The scatter graph freddie showed as one example, that each sale might be adjusted at a different percentage. IMO is overly granular and any one month can spike or lower due to one or more high or low sales. The program that produces that chart as part of Spark does it from a heat map, which the appraiser populates with data and IMO it is very difficult to populate the data in a meaningful way wrt how large the area should be, since borrowers do not pick out properties per a heat map but rather by a market area which can include a geo area or exclude it on a heat map.

We should have been showing support for an adjustment for market conditions all along, and most appraisers were. This seems an attempt to get the time frame within one year rather than year over year, and still, some appraisers are making references to 5 years ago and 8 years ago here.

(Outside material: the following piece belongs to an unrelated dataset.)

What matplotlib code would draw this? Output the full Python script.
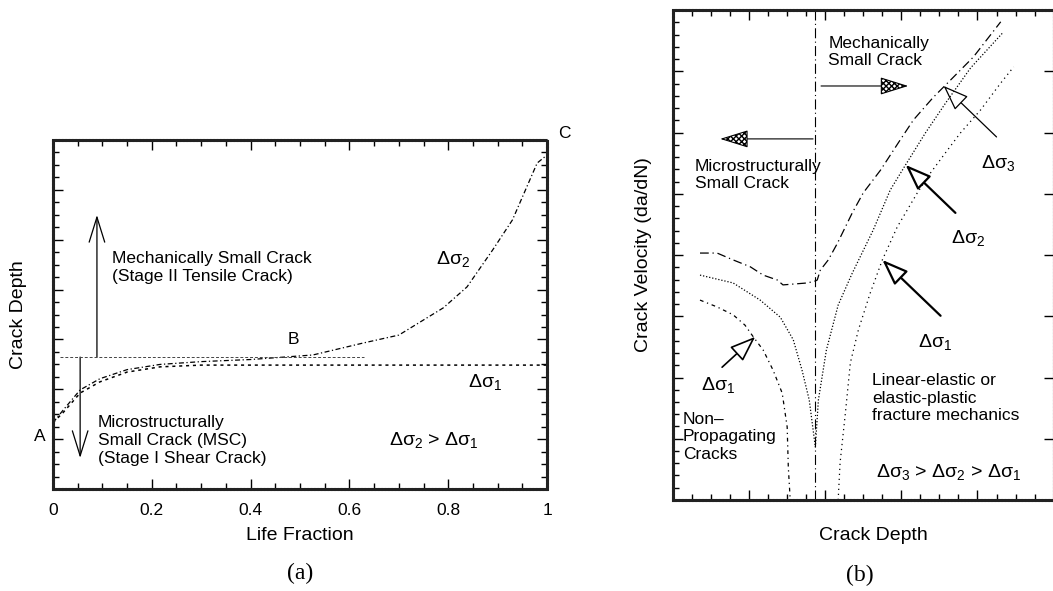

It opens up Pandora's box where appraisers will run off charts or a graph just to fulfill the requirement and not understand if it applies to a subject market or if the data populating the proof had any reasonable relation to being a comp .
 
You have to look at real estate data year-over-year. You can't analyze real estate data without considering the time of year. It is not how many months ago, it is what month, what quarter, or what season.

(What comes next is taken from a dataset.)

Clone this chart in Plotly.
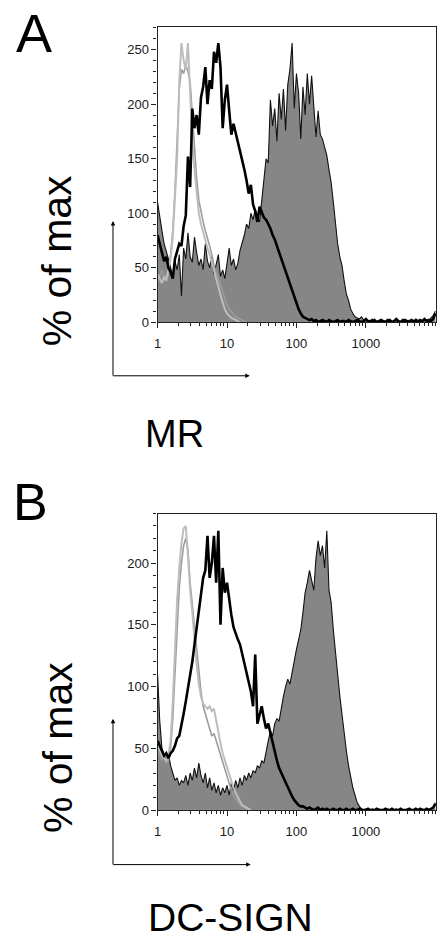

There was a poster that used to come on here without fail every winter talking about how prices are starting to decline in their market. I don't know why but she was never able to grasp seasonal impact on the data and why the data is like that.
 
This isn't going to turn out the way they think it is. Especially if they want 12 months of data. If that is what they want, they are basically saying they want the 1004MC in chart form with monthly data instead of 0-3, 4-6, 7-12 periods. It will have the exact same issues as the 1004MC.
 
As usual, appraisers are overthinking and over reacting to a requirement that is what all of us should have been doing all along. It's easier to apply a 0.5% per month market adjustment when you have data that indicates that prices increased 6% during the year. It's also sloppy and likely to be inaccurate. It's not much of a stretch to understand that all of the 6% increase may have occurred during 6 or 3 or even 1 month during that year. The linear adjustment is general. The GSEs now want us to determine the appropriate adjustment for eact sale... and to include an explanation of the support for that adjustment. Which is exactly what we should have been doing anyway.
What I find sloppy or innacurate is when GSEs or other entities use an entire zip code or even worse a census tract for market condtions or other factors to push back on my data which is of comparables.
 
Right on Shrubby, CU is based on census tracts. If you wonder why their comp choices are off, CU doesn't know any neighborhood boundry line or what st not to cross over.

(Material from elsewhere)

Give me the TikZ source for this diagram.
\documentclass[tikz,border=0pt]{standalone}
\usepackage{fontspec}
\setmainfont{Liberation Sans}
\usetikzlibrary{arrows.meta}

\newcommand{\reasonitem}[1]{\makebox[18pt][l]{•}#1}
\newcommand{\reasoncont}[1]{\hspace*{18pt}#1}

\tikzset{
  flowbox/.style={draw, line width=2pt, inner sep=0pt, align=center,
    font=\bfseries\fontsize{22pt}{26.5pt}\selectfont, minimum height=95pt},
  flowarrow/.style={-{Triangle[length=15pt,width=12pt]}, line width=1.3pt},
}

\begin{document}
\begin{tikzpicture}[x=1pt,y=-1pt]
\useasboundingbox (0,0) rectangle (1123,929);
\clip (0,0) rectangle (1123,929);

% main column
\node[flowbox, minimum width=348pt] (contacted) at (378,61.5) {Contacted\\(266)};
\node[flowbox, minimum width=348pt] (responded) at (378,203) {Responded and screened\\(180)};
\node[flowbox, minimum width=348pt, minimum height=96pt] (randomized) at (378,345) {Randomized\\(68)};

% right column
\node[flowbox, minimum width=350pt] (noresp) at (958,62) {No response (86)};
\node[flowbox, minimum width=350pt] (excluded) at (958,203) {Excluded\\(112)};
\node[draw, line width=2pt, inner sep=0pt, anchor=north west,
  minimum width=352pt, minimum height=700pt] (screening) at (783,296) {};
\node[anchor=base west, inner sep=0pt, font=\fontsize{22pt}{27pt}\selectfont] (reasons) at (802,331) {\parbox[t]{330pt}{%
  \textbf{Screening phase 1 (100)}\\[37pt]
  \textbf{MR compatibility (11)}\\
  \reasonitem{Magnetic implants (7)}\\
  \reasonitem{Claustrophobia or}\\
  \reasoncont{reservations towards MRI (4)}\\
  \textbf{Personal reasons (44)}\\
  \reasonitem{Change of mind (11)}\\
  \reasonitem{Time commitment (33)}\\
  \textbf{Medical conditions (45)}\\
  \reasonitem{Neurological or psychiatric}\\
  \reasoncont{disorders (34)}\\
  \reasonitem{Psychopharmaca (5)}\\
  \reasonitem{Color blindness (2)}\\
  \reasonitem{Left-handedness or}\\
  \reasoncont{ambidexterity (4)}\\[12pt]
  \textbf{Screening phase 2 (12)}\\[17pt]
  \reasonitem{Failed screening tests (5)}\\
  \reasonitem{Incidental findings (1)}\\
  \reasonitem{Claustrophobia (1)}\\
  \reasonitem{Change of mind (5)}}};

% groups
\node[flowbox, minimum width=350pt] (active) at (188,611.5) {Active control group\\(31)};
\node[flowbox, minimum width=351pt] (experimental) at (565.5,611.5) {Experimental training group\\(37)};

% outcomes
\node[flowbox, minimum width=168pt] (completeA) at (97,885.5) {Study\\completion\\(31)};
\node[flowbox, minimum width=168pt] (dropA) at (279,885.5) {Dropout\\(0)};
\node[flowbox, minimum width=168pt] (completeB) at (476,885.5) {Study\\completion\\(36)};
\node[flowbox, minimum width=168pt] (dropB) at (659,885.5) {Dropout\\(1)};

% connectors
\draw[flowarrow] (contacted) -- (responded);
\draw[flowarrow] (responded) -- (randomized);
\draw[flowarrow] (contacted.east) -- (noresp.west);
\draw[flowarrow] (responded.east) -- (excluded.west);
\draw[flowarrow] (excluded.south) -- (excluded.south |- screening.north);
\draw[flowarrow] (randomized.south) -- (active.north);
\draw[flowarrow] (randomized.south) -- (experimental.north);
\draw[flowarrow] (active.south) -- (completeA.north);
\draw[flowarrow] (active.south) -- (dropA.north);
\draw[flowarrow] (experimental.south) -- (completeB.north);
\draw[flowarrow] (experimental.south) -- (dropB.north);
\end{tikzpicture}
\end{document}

I have 4 seasons where the weather affected sales. However, that seemed to diappear when interest rates kept dropping and values just keep going up. 3% rates were never seen in this county. And the fed again couldn't see when to stop it.
 
You have to look at real estate data year-over-year. You can't analyze real estate data without considering the time of year. It is not how many months ago, it is what month, what quarter, or what season.

There was a poster that used to come on here without fail every winter talking about how prices are starting to decline in their market. I don't know why but she was never able to grasp seasonal impact on the data and why the data is like that.
Wrt year over year - it not what the GSE's require - if an appraiser wants to additionally talk about it then do so, however, it has no real bearing on making time/market condition adjustments from comps that typically sold within the past year up to today's recent market trend indicator and making prices equivalent from past month sales if they have been changed in the market since their contracts were negotiated..

It does bring up an interesting point, though if a comp is 18 months old, then it would make sense to analyze that older sale date prior on a situation-by-situation basis.